Activity 1-5

Matrix Multiplication

For this lab activity, we will be using sum-products and then matrix multiplication to solve two sets of problems.

At the end of class, if you are done, please check this activity off with the TAs. Otherwise, please complete and share your spreadsheet with by the end of the day.

Task 1

We first want to use sum-products and matrix multiplication to calculate two individuals’ meal expenses.

1. Copy this spreadsheet into your Google drive. You’ll see matrix A, in pink, which provides the number of items purchased by Po and Master Shifu. You’ll also see matrix B, in blue, which lists the prices for the three items, for each of the two meals. Notice that the number of columns of A is equal to the number of rows of B. This is necessary for the matrix multiplication you’ll perform later.

2. You’ll now want to fill in the green cells in D14:E15. D14 will be for Po’s breakfast total, and D15 for Master Shifu’s breakfast total. Column E will be for their respective lunch totals. For these green cells, you should use SUMPRODUCT.

Start out with D14. You’ll want a SUMPRODUCT formula equivalent to (1 noodle bowl x $2) + (2 dumplings x $3) + (3 bean buns x $4), which evaluates to 20 dollars.

In general, when using SUMPRODUCT, you should pass in either two rows or two columns. In your case, your data is not in this format--you start out with a row (items) and a column (prices). Thus, you should use the TRANSPOSE function in one of the arguments, transforming your prices column into a row. Your function should look like:

SUMPRODUCT("row", TRANSPOSE("column")) where “row” and “column” are specified in the matrices.

Once you have obtained the correct result for D14, fill in the rest of the green table.

3. While the SUMPRODUCT formula you wrote wasn’t too complex, there’s a simpler way to find these same totals. Using MMULT (matrix multiplication), you can use one formula to compute all the possible row-column sum-products. You’ll fill in the yellow cells this way.

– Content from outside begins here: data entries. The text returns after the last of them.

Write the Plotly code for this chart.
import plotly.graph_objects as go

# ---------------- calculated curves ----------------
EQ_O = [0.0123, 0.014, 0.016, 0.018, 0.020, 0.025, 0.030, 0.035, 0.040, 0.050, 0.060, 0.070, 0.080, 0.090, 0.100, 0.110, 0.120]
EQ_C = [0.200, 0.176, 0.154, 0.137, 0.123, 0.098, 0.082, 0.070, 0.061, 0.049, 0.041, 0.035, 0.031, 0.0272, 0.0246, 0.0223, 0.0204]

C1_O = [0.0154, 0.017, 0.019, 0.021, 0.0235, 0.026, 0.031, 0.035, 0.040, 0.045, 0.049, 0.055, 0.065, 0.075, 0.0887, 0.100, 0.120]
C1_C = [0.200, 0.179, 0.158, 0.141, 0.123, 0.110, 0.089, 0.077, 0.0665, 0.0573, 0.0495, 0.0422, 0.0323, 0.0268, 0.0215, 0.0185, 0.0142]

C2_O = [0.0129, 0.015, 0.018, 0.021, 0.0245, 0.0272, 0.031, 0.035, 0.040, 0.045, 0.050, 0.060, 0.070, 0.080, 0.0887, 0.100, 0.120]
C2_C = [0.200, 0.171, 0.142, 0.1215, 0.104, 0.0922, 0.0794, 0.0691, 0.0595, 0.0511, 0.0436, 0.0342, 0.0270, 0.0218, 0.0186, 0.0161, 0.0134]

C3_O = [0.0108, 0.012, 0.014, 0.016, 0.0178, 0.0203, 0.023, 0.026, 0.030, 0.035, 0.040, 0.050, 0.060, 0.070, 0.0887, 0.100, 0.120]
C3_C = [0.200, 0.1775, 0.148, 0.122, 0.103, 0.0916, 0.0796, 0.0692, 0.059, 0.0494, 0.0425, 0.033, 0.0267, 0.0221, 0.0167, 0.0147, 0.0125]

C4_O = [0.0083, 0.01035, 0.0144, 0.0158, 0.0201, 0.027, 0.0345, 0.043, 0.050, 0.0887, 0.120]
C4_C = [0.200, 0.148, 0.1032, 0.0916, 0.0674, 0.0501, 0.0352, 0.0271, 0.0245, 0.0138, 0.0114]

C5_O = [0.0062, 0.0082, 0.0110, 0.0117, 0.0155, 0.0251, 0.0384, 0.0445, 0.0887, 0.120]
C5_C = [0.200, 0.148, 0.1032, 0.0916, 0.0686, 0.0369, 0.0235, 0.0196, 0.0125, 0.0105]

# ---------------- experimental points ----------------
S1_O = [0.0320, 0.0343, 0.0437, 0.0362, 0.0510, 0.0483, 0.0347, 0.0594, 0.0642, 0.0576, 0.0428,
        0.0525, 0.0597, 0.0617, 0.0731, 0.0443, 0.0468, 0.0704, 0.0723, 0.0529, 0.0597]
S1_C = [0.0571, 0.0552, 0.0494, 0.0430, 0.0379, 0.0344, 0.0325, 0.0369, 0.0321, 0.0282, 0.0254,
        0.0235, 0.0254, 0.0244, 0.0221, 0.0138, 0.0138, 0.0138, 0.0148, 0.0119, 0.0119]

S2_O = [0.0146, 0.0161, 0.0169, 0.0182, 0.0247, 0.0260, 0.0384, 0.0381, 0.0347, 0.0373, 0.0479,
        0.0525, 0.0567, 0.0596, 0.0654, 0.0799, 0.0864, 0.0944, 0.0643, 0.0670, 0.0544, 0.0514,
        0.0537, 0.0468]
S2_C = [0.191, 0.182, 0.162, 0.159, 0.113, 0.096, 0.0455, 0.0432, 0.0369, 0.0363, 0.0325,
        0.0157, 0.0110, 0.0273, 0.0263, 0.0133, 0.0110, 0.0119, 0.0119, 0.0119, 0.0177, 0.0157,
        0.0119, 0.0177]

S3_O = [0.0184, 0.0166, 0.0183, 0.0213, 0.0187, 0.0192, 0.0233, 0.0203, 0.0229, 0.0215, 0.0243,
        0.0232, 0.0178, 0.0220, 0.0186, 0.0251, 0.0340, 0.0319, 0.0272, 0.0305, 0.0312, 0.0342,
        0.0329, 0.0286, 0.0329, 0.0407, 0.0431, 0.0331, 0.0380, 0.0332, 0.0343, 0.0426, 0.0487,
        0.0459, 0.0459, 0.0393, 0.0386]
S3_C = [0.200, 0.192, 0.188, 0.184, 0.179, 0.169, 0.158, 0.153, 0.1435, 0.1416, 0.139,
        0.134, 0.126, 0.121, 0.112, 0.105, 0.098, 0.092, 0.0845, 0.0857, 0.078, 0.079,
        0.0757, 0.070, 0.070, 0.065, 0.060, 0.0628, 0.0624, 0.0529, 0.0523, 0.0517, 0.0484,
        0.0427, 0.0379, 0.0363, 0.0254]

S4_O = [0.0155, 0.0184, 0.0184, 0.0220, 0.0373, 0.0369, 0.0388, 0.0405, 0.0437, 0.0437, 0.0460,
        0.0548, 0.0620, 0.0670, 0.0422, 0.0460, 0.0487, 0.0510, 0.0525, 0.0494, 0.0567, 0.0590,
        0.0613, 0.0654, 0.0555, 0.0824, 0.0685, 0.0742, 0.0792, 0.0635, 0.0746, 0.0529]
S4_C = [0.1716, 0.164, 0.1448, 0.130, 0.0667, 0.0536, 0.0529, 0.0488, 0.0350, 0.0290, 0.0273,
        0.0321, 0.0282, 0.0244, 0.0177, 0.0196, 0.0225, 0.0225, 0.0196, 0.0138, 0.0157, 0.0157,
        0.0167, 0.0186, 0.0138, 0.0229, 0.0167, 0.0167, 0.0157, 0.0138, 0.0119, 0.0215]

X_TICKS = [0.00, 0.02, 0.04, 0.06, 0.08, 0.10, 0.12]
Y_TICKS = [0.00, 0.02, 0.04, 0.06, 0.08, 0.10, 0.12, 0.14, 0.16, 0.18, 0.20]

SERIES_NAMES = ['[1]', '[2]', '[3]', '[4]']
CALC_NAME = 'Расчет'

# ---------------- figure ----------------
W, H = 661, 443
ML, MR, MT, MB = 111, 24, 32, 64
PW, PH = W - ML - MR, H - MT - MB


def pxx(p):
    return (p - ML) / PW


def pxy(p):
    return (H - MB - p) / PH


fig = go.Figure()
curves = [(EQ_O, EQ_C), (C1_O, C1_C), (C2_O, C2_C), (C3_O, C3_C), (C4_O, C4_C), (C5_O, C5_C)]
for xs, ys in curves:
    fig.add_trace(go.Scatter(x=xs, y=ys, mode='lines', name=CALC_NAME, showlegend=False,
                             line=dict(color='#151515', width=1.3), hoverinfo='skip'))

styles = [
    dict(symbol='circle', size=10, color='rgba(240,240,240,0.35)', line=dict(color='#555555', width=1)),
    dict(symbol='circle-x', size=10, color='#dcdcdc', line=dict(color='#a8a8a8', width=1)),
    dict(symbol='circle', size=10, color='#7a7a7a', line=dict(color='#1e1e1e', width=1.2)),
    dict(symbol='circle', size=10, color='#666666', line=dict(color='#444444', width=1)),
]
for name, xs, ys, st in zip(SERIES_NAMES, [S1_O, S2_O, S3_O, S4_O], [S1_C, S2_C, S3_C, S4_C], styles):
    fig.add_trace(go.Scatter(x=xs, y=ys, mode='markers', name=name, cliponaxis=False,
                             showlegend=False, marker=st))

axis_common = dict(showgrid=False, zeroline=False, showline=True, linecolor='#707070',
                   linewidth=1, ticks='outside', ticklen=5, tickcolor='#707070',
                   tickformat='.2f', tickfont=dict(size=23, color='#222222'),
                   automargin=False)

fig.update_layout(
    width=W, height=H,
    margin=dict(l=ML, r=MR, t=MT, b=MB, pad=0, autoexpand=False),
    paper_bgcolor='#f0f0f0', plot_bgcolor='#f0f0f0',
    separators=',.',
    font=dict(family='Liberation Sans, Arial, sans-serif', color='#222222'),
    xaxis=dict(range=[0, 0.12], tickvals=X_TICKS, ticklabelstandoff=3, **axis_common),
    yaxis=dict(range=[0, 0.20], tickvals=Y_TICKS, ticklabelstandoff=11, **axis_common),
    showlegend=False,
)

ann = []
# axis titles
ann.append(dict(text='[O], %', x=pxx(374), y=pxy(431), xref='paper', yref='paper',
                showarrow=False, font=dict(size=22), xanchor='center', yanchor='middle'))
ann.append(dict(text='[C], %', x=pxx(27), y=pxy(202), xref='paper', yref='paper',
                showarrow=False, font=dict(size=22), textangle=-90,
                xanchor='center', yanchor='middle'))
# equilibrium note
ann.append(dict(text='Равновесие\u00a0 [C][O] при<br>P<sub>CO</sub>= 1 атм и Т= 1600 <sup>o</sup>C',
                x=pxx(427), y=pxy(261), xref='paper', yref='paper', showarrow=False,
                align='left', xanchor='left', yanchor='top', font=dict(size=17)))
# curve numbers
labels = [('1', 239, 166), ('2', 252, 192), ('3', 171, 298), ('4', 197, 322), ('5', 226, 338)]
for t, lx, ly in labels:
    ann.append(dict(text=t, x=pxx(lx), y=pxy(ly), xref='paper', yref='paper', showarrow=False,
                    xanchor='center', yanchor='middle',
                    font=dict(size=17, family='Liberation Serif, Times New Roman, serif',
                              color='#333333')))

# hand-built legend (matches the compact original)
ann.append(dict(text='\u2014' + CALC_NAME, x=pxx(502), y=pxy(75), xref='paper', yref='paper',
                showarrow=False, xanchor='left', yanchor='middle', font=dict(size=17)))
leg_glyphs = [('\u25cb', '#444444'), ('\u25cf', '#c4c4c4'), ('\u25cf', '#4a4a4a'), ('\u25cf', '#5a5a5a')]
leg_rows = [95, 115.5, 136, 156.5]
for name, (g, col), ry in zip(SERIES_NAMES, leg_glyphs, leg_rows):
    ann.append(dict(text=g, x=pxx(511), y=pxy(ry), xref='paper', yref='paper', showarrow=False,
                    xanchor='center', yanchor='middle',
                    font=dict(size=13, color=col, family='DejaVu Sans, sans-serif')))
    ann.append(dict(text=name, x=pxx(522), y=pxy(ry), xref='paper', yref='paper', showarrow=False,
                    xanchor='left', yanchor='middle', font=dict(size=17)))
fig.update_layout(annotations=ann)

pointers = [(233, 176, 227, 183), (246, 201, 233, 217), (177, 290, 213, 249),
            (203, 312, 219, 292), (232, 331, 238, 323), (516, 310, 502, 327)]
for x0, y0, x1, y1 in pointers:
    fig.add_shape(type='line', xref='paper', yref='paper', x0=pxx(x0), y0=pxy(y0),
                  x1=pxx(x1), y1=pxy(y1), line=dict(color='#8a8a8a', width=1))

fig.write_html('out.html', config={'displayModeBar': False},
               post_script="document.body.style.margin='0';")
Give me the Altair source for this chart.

The general syntax for MMULT looks like:

MMULT(“array1”, “array2”). The number of columns in array1 must be the same as the number of rows in array2. Because MMULT is designed to work with both rows and columns, we do not need to transpose any data.

In D21, use the MMULT formula in which “array1” is Matrix A and “array2” is Matrix B. Your formula should fill in all 4 yellow cells, automatically calculating all the necessary sum-products.

Task 2

We’ll now use matrix multiplication to help us calculate students’ final grades for a course.

For this course, the professor has created two grading schemes. In determining a particular student’s final grade, the professor will use whichever scheme leads to a higher grade for that student (in this case, some students can be graded according to scheme 1, others according to scheme 2). For Scheme 1, all assignments are weighted relatively equally. For Scheme 2, the final is weighted more heavily.

On the Task2 sheet, you’ll see these two grading schemes and the students’ scores for each assignment.

For this task, you should calculate each student’s final grade under both Scheme 1 and Scheme 2. Then for each student, note which grading scheme leads to a higher final grade. You only need to use MMULT for this task. (You no longer need to call SUMPRODUCT).

Once you're done, please check off your lab with a TA or share your file with by midnight, 2/14.